Seuls sept hectares de Prunelart sont en production dans le monde. Et ils ne sont vendus que par quatre vignerons... à Gaillac. D’où l’intérêt et les espoirs qu’il leur apporte pour valoriser l’excellence des vins de Gaillac. Une façon de tirer la filière vers le haut par des breuvages d’exception.

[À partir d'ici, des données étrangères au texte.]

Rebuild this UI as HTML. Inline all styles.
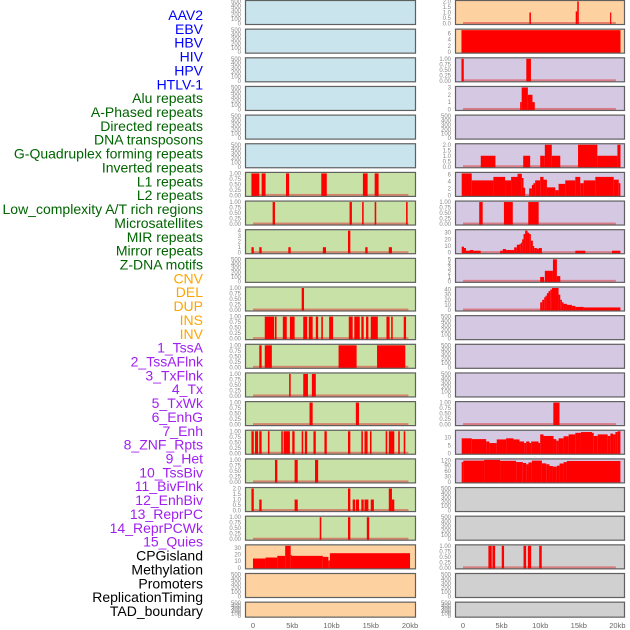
<!DOCTYPE html>
<html><head><meta charset="utf-8">
<style>
html,body{margin:0;padding:0;background:#fff;width:630px;height:630px;overflow:hidden}
svg{display:block}
.lab{font-family:"Liberation Sans",sans-serif;font-size:14px}
.tk{font-family:"Liberation Sans",sans-serif;font-size:6px;fill:#888}
.xt{font-family:"Liberation Sans",sans-serif;font-size:7.5px;fill:#666}
</style></head>
<body>
<svg id="chart" width="630" height="630" viewBox="0 0 630 630" xmlns="http://www.w3.org/2000/svg"></svg>
<script>
// ---- labels ----
const labels=["AAV2","EBV","HBV","HIV","HPV","HTLV-1","Alu repeats","A-Phased repeats","Directed repeats","DNA transposons","G-Quadruplex forming repeats","Inverted repeats","L1 repeats","L2 repeats","Low_complexity A/T rich regions","Microsatellites","MIR repeats","Mirror repeats","Z-DNA motifs","CNV","DEL","DUP","INS","INV","1_TssA","2_TssAFlnk","3_TxFlnk","4_Tx","5_TxWk","6_EnhG","7_Enh","8_ZNF_Rpts","9_Het","10_TssBiv","11_BivFlnk","12_EnhBiv","13_ReprPC","14_ReprPCWk","15_Quies","CPGisland","Methylation","Promoters","ReplicationTiming","TAD_boundary"];
const labelGroups=[6,13,5,15,5];
const groupColors=["#0000ff","#006400","#ffa500","#a020f0","#000000"];
const xTickValues=[0,5,10,15,20];
const xTickLabels=["0","5kb","10kb","15kb","20kb"];
const ticksEmpty=[0,100,200,300,400,500];
const ticksBin=[0,0.25,0.5,0.75,1];
const ticks2=[0,0.5,1,1.5,2];
// ---- left column segments [startKb,endKb,value] ----
const segL6=[[-0.2,0.8,1],[1.1,1.6,1],[4.2,4.6,1],[8.7,9.4,1],[14.0,14.6,1],[15.5,16.0,1]];
const segL7=[[2.5,2.8,1],[12.3,12.6,1],[13.9,14.1,1],[15.5,15.7,1],[19.5,19.7,1]];
const segL8=[[-0.2,0.1,1],[0.8,1.1,1],[4.5,4.8,1],[8.9,9.3,1],[12.1,12.4,4],[14.3,14.6,1],[17.3,17.7,1]];
const segL10=[[6.2,6.5,1]];
const segL11=[[1.5,2.7,1],[2.8,3.0,1],[3.8,4.3,1],[4.7,5.3,1],[6.4,6.9,1],[7.1,7.6,1],[8.0,8.3,1],[8.7,8.9,1],[9.7,10.2,1],[12.2,12.7,1],[12.9,13.6,1],[13.8,14.1,1],[14.4,14.7,1],[15.0,15.9,1],[17.0,17.4,1],[17.6,17.8,1],[19.2,19.5,1]];
const segL12=[[0.8,1.1,1],[1.5,2.4,1],[10.9,13.2,1],[15.8,19.4,1]];
const segL13=[[4.6,4.8,1],[6.4,7.0,1],[7.5,8.0,1]];
const segL14=[[7.2,7.6,1],[13.1,13.5,1]];
const segL15=[[-0.2,0.1,1],[0.25,0.65,1],[0.8,1.1,1],[1.9,2.1,1],[3.6,3.8,1],[3.9,4.7,1],[5.0,5.3,1],[6.2,6.4,1],[6.6,6.9,1],[7.7,8.0,1],[9.1,9.4,1],[12.1,12.4,1],[13.8,14.0,1],[14.2,14.6,1],[14.9,15.1,1],[16.9,17.1,1],[17.3,18.0,1],[18.5,18.7,1],[19.2,19.4,1]];
const segL16=[[2.8,3.1,1],[5.3,5.7,1],[7.9,8.3,1]];
const segL17=[[-0.2,0.1,2],[0.8,1.1,1],[5.3,5.7,1],[12.1,12.4,2],[12.7,13.0,1],[13.1,13.5,1],[13.8,14.1,1],[14.2,14.7,1],[15.0,15.4,1],[17.3,17.7,2],[17.7,18.0,1]];
const segL18=[[8.5,8.7,1],[12.1,12.4,1],[14.5,14.8,1]];
const segL19=[[0,1.6,14],[1.6,3.1,15.5],[3.1,4.1,18],[4.1,4.8,33],[4.8,4.9,19],[4.9,8.9,18],[8.9,9.6,16.5],[9.6,9.8,11],[9.8,20,22]];
// ---- right column segments ----
const segR0=[[8.6,8.8,1],[14.6,14.8,1.1],[14.8,15.0,2],[19.05,19.2,1]];
const segR1=[[-0.2,20.4,7]];
const segR2=[[-0.2,0.1,1],[8.2,8.8,1]];
const segR3=[[7.4,7.6,1],[7.6,8.4,3],[8.4,9.0,2],[9.0,9.3,1]];
const segR5=[[2.3,4.2,1],[7.8,8.7,1],[10.0,10.6,1],[10.6,11.5,2],[11.5,12.6,1],[14.9,17.4,2],[17.4,20.0,1],[20.0,20.4,2]];
const segR6=[[-0.17,1.13,6.3],[1.13,3.94,4.3],[3.94,5.45,5.3],[5.45,6.23,4.3],[6.23,7.06,5.3],[7.06,7.62,6.2],[7.62,7.84,5],[7.84,8.05,2.2],[8.57,8.92,2],[8.92,9.13,3],[9.13,9.35,3.5],[9.35,10.0,4.3],[10.0,10.43,5.3],[10.43,10.87,4.5],[10.87,11.95,2.3],[11.95,12.38,1.5],[12.38,13.25,3.3],[13.25,14.55,4.3],[14.55,15.19,5.3],[15.19,15.63,3.5],[15.63,17.14,4.3],[17.14,19.52,5.3],[19.52,20.17,4.5],[20.17,20.39,3.5]];
const segR7=[[2.1,2.55,1],[5.3,6.45,1],[8.45,9.8,1]];
const segR8=[[-0.17,0.13,9],[0.13,0.39,7],[0.39,0.91,3],[0.91,1.34,4],[1.34,2.29,3],[4.81,5.15,3],[5.15,5.58,5.5],[5.58,6.62,4],[6.62,6.97,8],[6.97,7.32,12],[7.32,7.49,13],[7.49,7.66,15],[7.66,7.84,20],[7.84,8.05,28],[8.05,8.36,33],[8.36,8.57,30],[8.57,8.79,28],[8.79,9.05,18],[9.05,9.22,10],[9.22,9.57,7],[9.57,9.83,6],[9.83,10.22,7],[14.55,15.84,3],[19.3,20.39,3]];
const segR9=[[10.0,10.5,1],[10.6,11.65,2.4],[11.65,12.16,5],[12.16,12.6,1.2]];
const segR10=[[10.0,10.26,15],[10.26,10.52,20],[10.52,10.69,25],[10.69,10.87,28],[10.87,11.08,33],[11.08,11.3,37],[11.3,11.52,40],[11.52,12.38,43],[12.38,12.6,30],[12.6,12.81,20],[12.81,13.03,15],[13.03,13.46,12],[13.46,14.11,10],[14.11,14.55,8],[14.55,15.63,6],[15.63,20.39,5]];
const segR14=[[11.7,12.5,1]];
const segR15=[[-0.17,1.13,9.5],[1.13,3.0,9],[3.0,3.42,7.5],[3.42,4.37,6.5],[4.37,5.58,8.8],[5.58,6.54,9.5],[6.54,7.32,8.8],[7.32,7.92,7.5],[7.92,8.18,6.5],[8.18,8.61,7.5],[8.61,8.83,6.5],[8.83,9.78,7.5],[9.78,10.0,6.5],[10.0,10.43,12],[10.43,11.73,11],[11.73,12.08,9],[12.08,12.38,8],[12.38,13.03,9.5],[13.03,13.68,10.8],[13.68,14.55,12],[14.55,15.28,13],[15.28,16.71,13.5],[16.71,16.93,13],[16.93,17.45,11],[17.45,18.74,12],[18.74,19.09,11],[19.09,19.44,12.5],[19.44,19.74,12],[19.74,20.04,13.5],[20.04,20.39,14]];
const segR16=[[-0.17,0.04,110],[0.04,2.73,118],[2.73,4.8,122],[4.8,6.88,117],[6.88,7.75,110],[7.75,8.18,105],[8.18,8.48,98],[8.48,8.92,108],[8.92,10.22,118],[10.22,10.78,103],[10.78,11.21,98],[11.21,11.65,88],[11.65,12.16,85],[12.16,12.51,90],[12.51,13.03,102],[13.03,13.46,110],[13.46,20.39,116]];
const segR19=[[3.29,3.72,1],[3.81,4.16,1],[5.02,5.32,1],[7.84,8.18,1],[8.4,8.83,1],[9.87,10.2,1]];

const BLUE="#c9e4ec",GREEN="#c8e1a6",ORANGE="#fed1a0",PURPLE="#d5c8e2",GRAY="#d0d0d0";
const leftPanels=[
 [BLUE,500,ticksEmpty,[]],[BLUE,500,ticksEmpty,[]],[BLUE,500,ticksEmpty,[]],[BLUE,500,ticksEmpty,[]],[BLUE,500,ticksEmpty,[]],[BLUE,500,ticksEmpty,[]],
 [GREEN,1,ticksBin,segL6],[GREEN,1,ticksBin,segL7],[GREEN,4,[0,1,2,3,4],segL8],[GREEN,500,ticksEmpty,[]],[GREEN,1,ticksBin,segL10],
 [GREEN,1,ticksBin,segL11],[GREEN,1,ticksBin,segL12],[GREEN,1,ticksBin,segL13],[GREEN,1,ticksBin,segL14],[GREEN,1,ticksBin,segL15],
 [GREEN,1,ticksBin,segL16],[GREEN,2,ticks2,segL17],[GREEN,1,ticksBin,segL18],
 [ORANGE,33,[0,10,20,30],segL19],[ORANGE,500,ticksEmpty,[]],[ORANGE,500,ticksEmpty,[]]
];
const rightPanels=[
 [ORANGE,2,ticks2,segR0],[ORANGE,7,[0,2,4,6],segR1],
 [PURPLE,1,ticksBin,segR2],[PURPLE,3,[0,1,2,3],segR3],[PURPLE,500,ticksEmpty,[]],[PURPLE,2,ticks2,segR5],
 [PURPLE,6.3,[0,2,4,6],segR6],[PURPLE,1,ticksBin,segR7],[PURPLE,33,[0,10,20,30],segR8],[PURPLE,5,[0,1,2,3,4,5],segR9],
 [PURPLE,43,[0,10,20,30,40],segR10],[PURPLE,500,ticksEmpty,[]],[PURPLE,500,ticksEmpty,[]],[PURPLE,500,ticksEmpty,[]],
 [PURPLE,1,ticksBin,segR14],[PURPLE,14,[0,5,10],segR15],[PURPLE,122,[0,30,60,90,120],segR16],
 [GRAY,500,ticksEmpty,[]],[GRAY,500,ticksEmpty,[]],[GRAY,1,ticksBin,segR19],[GRAY,500,ticksEmpty,[]],[GRAY,500,ticksEmpty,[]]
];

const NS="http://www.w3.org/2000/svg";
const svg=document.getElementById('chart');
function mk(tag,attrs,parent){const e=document.createElementNS(NS,tag);for(const k in attrs)e.setAttribute(k,attrs[k]);(parent||svg).appendChild(e);return e;}

// labels
let li=0;
labelGroups.forEach((n,g)=>{for(let j=0;j<n;j++){
  const t=mk('text',{x:203,y:15+li*13.86+5,'text-anchor':'end',class:'lab',fill:groupColors[g]});
  t.textContent=labels[li];
  
  
  li++;}});

const cols=[{x0:245,x1:416,zero:253,ppk:7.85,tickX:241,panels:leftPanels,name:'left'},
            {x0:455,x1:625,zero:463,ppk:7.72,tickX:451,panels:rightPanels,name:'right'}];
function fmt(v,ticks){let d=0;ticks.forEach(t=>{const s=String(t);if(s.includes('.'))d=Math.max(d,s.split('.')[1].length);});
  if(ticks.some(t=>t%1!==0)&&d===1&&ticks.includes(0.25))d=2;return v.toFixed(d);}

cols.forEach(c=>{
  const xs=kb=>c.zero+kb*c.ppk;
  c.panels.forEach((p,i)=>{
    const top=i*28.65, h=(i===21)?16:25, bot=top+h;
    const [bg,ymax,ticks,seg]=p;
    const g=mk('g',{});
    
    
    const y0=bot-1.5, y1=top+1.5;
    const ys=v=>y0-(Math.min(v,ymax)/ymax)*(y0-y1);
    mk('rect',{x:c.x0,y:top+0.5,width:c.x1-c.x0,height:h-1,fill:bg},g);
    if(seg.length){
      const bl=mk('rect',{x:xs(0),y:y0-1.5,width:xs(19.8)-xs(0),height:2,fill:'rgba(220,60,60,0.55)'},g);
      
      
    }
    seg.forEach(s=>{
      const a=Math.max(xs(s[0]),c.x0+1),b=Math.min(xs(s[1]),c.x1-1);
      const r=mk('rect',{x:a,y:ys(s[2]),width:Math.max(b-a,1.2),height:y0-ys(s[2])+1,fill:'#ff0000'},g);
      
      
    });
    mk('rect',{x:c.x0+0.5,y:top+0.5,width:c.x1-c.x0-1,height:h-1,fill:'none',stroke:'#606060','stroke-width':1.2},g);
    ticks.forEach(t=>{
      const tt=mk('text',{x:c.tickX,y:ys(t)+2,'text-anchor':'end',class:'tk'},g);
      tt.textContent=fmt(t,ticks);
      
      
    });
  });
  xTickValues.forEach((v,k)=>{
    const t=mk('text',{x:xs(v),y:628,'text-anchor':'middle',class:'xt'});
    t.textContent=xTickLabels[k];
    
    
  });
});
</script>
</body></html>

Un binage vaut un ou deux arrosages

En reconversion bio, depuis un an et demi, les Albert ont travaillé leur exploitation sous la charte. La récolte 2013 sera belle...et bien Bio ! Désherbage mécanique, traitement au cuivre à moins de quatre kilos par hectare, ou bien au souffre. Exit les produits de synthèses. « Depuis longtemps adeptes du sol engazonné pour éviter le ravinement et l’usage de désherbants, nous devons être encore plus respectueux de l’environnement. Nous appartenons d’ailleurs au réseau Farre, le forum interprofessionnel de l’agriculture raisonnée, afin de mieux raisonner justement sur l’emploi de produits propres pour la protection de la nature. La Terre appartient à nos enfants. Il faut que l’on essaye de la protéger », conclut-il. Ça tombe bien, son fils Thibault, le petit fils de Jean, 20 ans, fait état des mêmes dispositions « oenogénétiques ». Après avoir obtenu son BTS viticulture/oenologie à l’Institut rural de Vayre du côté de Libourne, il vient d’intégrer le domaine, cet été. En alternance avec les cours, l’apprenti vigneron a fait ses armes sur les ceps de Saint-Emilion pour acquérir un savoir-faire différent. La passion de la vigne et du vin a encore frappé chez les Albert.